WHAT IS EXPECTED →
Extract all lines from the data beneath that include the word "this".

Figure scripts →
--------------------------------

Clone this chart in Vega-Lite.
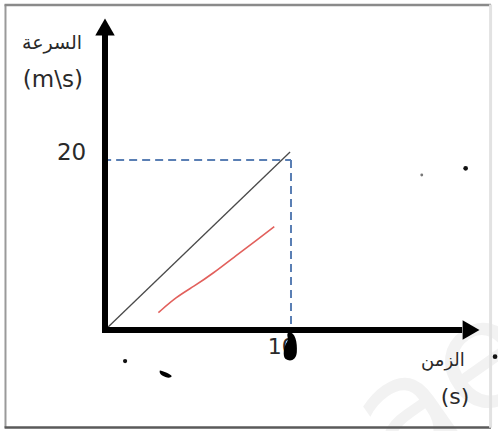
{
  "$schema": "https://vega.github.io/schema/vega-lite/v6.json",
  "width": 498,
  "height": 431,
  "autosize": {"type": "fit", "contains": "padding"},
  "padding": 0,
  "background": "white",
  "config": {"view": {"stroke": null}, "axis": {"disable": true}, "legend": {"disable": true}},
  "datasets": {
    "frame": [
      {"side": "left", "t": -5.35, "t2": -5.35, "v": 38.3, "v2": -11.5},
      {"side": "top", "t": -5.4, "t2": 20.75, "v": 38.24, "v2": 38.24},
      {"side": "bottom", "t": -5.4, "t2": 20.75, "v": -11.47, "v2": -11.47},
      {"side": "right", "t": 20.73, "t2": 20.73, "v": 38.3, "v2": -11.5}
    ],
    "axesShaft": [
      {"axis": "v", "t": 0, "t2": 0, "v": -0.35, "v2": 34.7},
      {"axis": "t", "t": -0.16, "t2": 19.2, "v": 0, "v2": 0}
    ],
    "arrowHeads": [
      {"axis": "v", "t": 0, "v": 35.65, "dir": "triangle-up"},
      {"axis": "t", "t": 19.68, "v": 0, "dir": "triangle-right"}
    ],
    "guides": [
      {"part": "h", "t": -0.1, "t2": 10, "v": 20, "v2": 20},
      {"part": "v", "t": 10, "t2": 10, "v": 20, "v2": 0}
    ],
    "motion": [
      {"t": 0, "v": 0},
      {"t": 9.95, "v": 20.94}
    ],
    "sketch": [
      {"i": 0, "t": 9.1, "v": 12.15},
      {"i": 1, "t": 8.16, "v": 10.59},
      {"i": 2, "t": 7.08, "v": 8.82},
      {"i": 3, "t": 5.82, "v": 6.67},
      {"i": 4, "t": 4.75, "v": 5.09},
      {"i": 5, "t": 3.85, "v": 3.92},
      {"i": 6, "t": 2.87, "v": 2.04}
    ],
    "labels": [
      {"text": "السرعة", "t": -2.85, "v": 33.8, "size": 19, "w": "bold"},
      {"text": "(m\\s)", "t": -2.8, "v": 29.4, "size": 23, "w": "normal"},
      {"text": "20", "t": -1.8, "v": 20.8, "size": 23, "w": "normal"},
      {"text": "10", "t": 9.5, "v": -2.0, "size": 22, "w": "normal"},
      {"text": "الزمن", "t": 18.17, "v": -3.7, "size": 18, "w": "bold"},
      {"text": "(s)", "t": 18.82, "v": -7.85, "size": 22, "w": "normal"}
    ],
    "specks": [
      {"t": 1.08, "v": -3.65, "s": 18, "shade": "#111"},
      {"t": 19.39, "v": 19.02, "s": 22, "shade": "#111"},
      {"t": 17.03, "v": 18.24, "s": 8, "shade": "#777"},
      {"t": 20.97, "v": -3.14, "s": 22, "shade": "#111"}
    ],
    "marks": [
      {"kind": "dash", "t": 3.23, "v": -5.29},
      {"kind": "blot", "t": 9.95, "v": -2.0}
    ],
    "watermark": [
      {"text": "ae", "t": 18.3, "v": -7.0}
    ]
  },
  "encoding": {
    "x": {"field": "t", "type": "quantitative", "scale": {"domain": [-5.645, 21.129], "nice": false, "zero": false}, "axis": null},
    "y": {"field": "v", "type": "quantitative", "scale": {"domain": [-11.882, 38.824], "nice": false, "zero": false}, "axis": null}
  },
  "layer": [
    {
      "data": {"name": "watermark"},
      "mark": {"type": "text", "fontSize": 150, "font": "DejaVu Sans", "color": "#f2f2f2", "angle": -35, "align": "center", "baseline": "middle", "clip": true},
      "encoding": {"text": {"field": "text"}}
    },
    {
      "data": {"name": "frame"},
      "mark": {"type": "rule"},
      "encoding": {
        "x2": {"field": "t2"},
        "y2": {"field": "v2"},
        "color": {"field": "side", "type": "nominal", "scale": {"domain": ["left", "top", "bottom", "right"], "range": ["#9a9a9a", "#8a8a8a", "#5a5a5a", "#e2e2e2"]}},
        "strokeWidth": {"field": "side", "type": "nominal", "scale": {"domain": ["left", "top", "bottom", "right"], "range": [2, 3, 2.5, 1.5]}}
      }
    },
    {
      "data": {"name": "guides"},
      "mark": {"type": "rule", "color": "#5a7fb4", "strokeWidth": 2, "strokeDash": [8, 5]},
      "encoding": {"x2": {"field": "t2"}, "y2": {"field": "v2"}}
    },
    {
      "data": {"name": "motion"},
      "mark": {"type": "line", "color": "#4a4a4a", "strokeWidth": 1.3},
      "encoding": {}
    },
    {
      "data": {"name": "sketch"},
      "mark": {"type": "line", "color": "#e2605c", "strokeWidth": 1.6, "interpolate": "basis"},
      "encoding": {"order": {"field": "i", "type": "quantitative"}}
    },
    {
      "data": {"name": "axesShaft"},
      "mark": {"type": "rule", "color": "#000000", "strokeWidth": 6},
      "encoding": {"x2": {"field": "t2"}, "y2": {"field": "v2"}}
    },
    {
      "data": {"name": "arrowHeads"},
      "mark": {"type": "point", "filled": true, "color": "#000000", "opacity": 1, "size": 380},
      "encoding": {"shape": {"field": "dir", "type": "nominal", "scale": null}}
    },
    {
      "data": {"name": "labels"},
      "mark": {"type": "text", "font": "DejaVu Sans", "color": "#2a2a2a", "align": "center", "baseline": "middle"},
      "encoding": {
        "text": {"field": "text"},
        "size": {"field": "size", "type": "quantitative", "scale": null},
        "fontWeight": {"field": "w", "type": "nominal", "scale": null}
      }
    },
    {
      "data": {"name": "specks"},
      "mark": {"type": "point", "filled": true, "shape": "circle", "opacity": 1},
      "encoding": {
        "size": {"field": "s", "type": "quantitative", "scale": null},
        "color": {"field": "shade", "type": "nominal", "scale": null}
      }
    },
    {
      "data": {"name": "marks"},
      "transform": [{"filter": "datum.kind === 'dash'"}],
      "mark": {"type": "point", "filled": true, "color": "#000", "opacity": 1, "size": 170, "angle": 22, "shape": "M-1,-0.3 C-1,-0.45 1,-0.45 1,-0.2 C1,0.45 -1,0.45 -1,-0.3 Z"},
      "encoding": {}
    },
    {
      "data": {"name": "marks"},
      "transform": [{"filter": "datum.kind === 'blot'"}],
      "mark": {"type": "point", "filled": true, "color": "#000", "opacity": 1, "size": 900, "shape": "M-0.1,-1 C0.35,-1 0.5,-0.3 0.45,0.35 C0.4,0.9 0,1 -0.3,0.8 C-0.5,0.6 -0.45,0.05 -0.2,-0.35 C-0.05,-0.6 -0.3,-0.8 -0.1,-1 Z"},
      "encoding": {}
    }
  ]
}
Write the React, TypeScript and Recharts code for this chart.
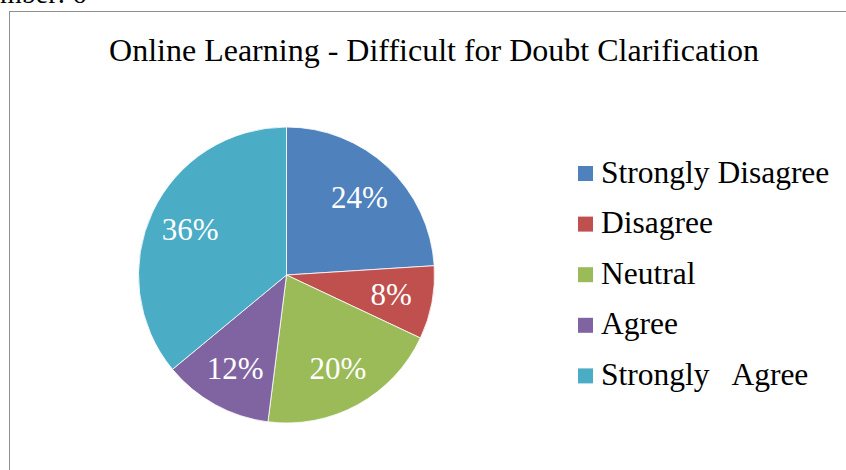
import { PieChart, Pie, Cell, Legend } from 'recharts'

const categories = ['Strongly Disagree', 'Disagree', 'Neutral', 'Agree', 'Strongly   Agree']
const shares = [24, 8, 20, 12, 36]
const colors = ['#4F81BD', '#C0504D', '#9BBB59', '#8064A2', '#4BACC6']

const data = categories.map((name, i) => ({ name, value: shares[i] }))

const FONT = '"Liberation Serif", "Times New Roman", serif'
const RADIAN = Math.PI / 180

function renderLabel(props: any) {
  const { cx, cy, midAngle, outerRadius, value } = props
  const r = outerRadius * 0.72
  const x = cx + r * Math.cos(-midAngle * RADIAN)
  const y = cy + r * Math.sin(-midAngle * RADIAN)
  return (
    <text
      x={x}
      y={y}
      fill="#ffffff"
      fontSize={31}
      fontFamily={FONT}
      textAnchor="middle"
      dominantBaseline="central"
    >
      {`${value}%`}
    </text>
  )
}

// keep the legend in the slice order, not sorted by name
function LegendList(props: any) {
  const items = [...(props.payload || [])].sort(
    (a: any, b: any) => categories.indexOf(a.value) - categories.indexOf(b.value),
  )
  return (
    <svg width={266} height={260} style={{ overflow: 'visible' }}>
      {items.map((it: any, i: number) => (
        <g key={it.value}>
          <rect x={0} y={6 + i * 50.6} width={15} height={15} fill={it.color} />
          <text
            x={23}
            y={22.5 + i * 50.6}
            fontSize={31.5}
            fontFamily={FONT}
            fill="#000"
            style={{ whiteSpace: 'pre' }}
          >
            {it.value}
          </text>
        </g>
      ))}
    </svg>
  )
}

export default function App() {
  return (
    <div style={{ position: 'absolute', left: 0, top: 0, width: 846, height: 470, overflow: 'hidden', background: '#fff' }}>
      <div
        style={{
          position: 'absolute',
          left: 9,
          top: 11,
          width: 900,
          height: 500,
          border: '1.5px solid #8f8f8f',
        }}
      />
      <svg width={846} height={470} style={{ position: 'absolute', left: 0, top: 0 }}>
        <text x={0} y={3} fontSize={28} fontFamily={FONT} fill="#000">mber: 6</text>
        <text x={434} y={61} fontSize={32} fontFamily={FONT} fill="#000" textAnchor="middle">
          Online Learning - Difficult for Doubt Clarification
        </text>
      </svg>
      <div style={{ position: 'absolute', left: 0, top: 0 }}>
        <PieChart width={846} height={470} margin={{ top: 0, right: 0, bottom: 0, left: 0 }}>
          <Pie
            data={data}
            dataKey="value"
            nameKey="name"
            cx={286.5}
            cy={275}
            outerRadius={148}
            startAngle={90}
            endAngle={-270}
            stroke="#ffffff"
            strokeWidth={0.8}
            label={renderLabel}
            labelLine={false}
            isAnimationActive={false}
          >
            {data.map((d, i) => (
              <Cell key={d.name} fill={colors[i]} />
            ))}
          </Pie>
          <Legend
            layout="vertical"
            content={<LegendList />}
            wrapperStyle={{ left: 578, top: 160, width: 266, height: 260 }}
          />
        </PieChart>
      </div>
    </div>
  )
}
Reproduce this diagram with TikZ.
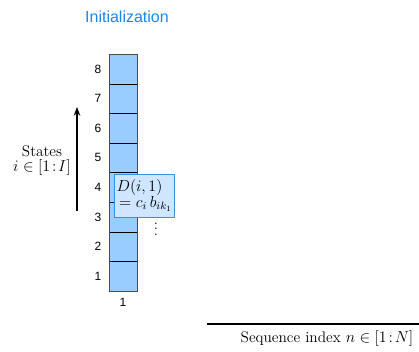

--------------------------------

THE ANSWER →
Clone this chart in Vega-Lite.
Write the React, TypeScript and Recharts code for this chart.
Reproduce this diagram with TikZ.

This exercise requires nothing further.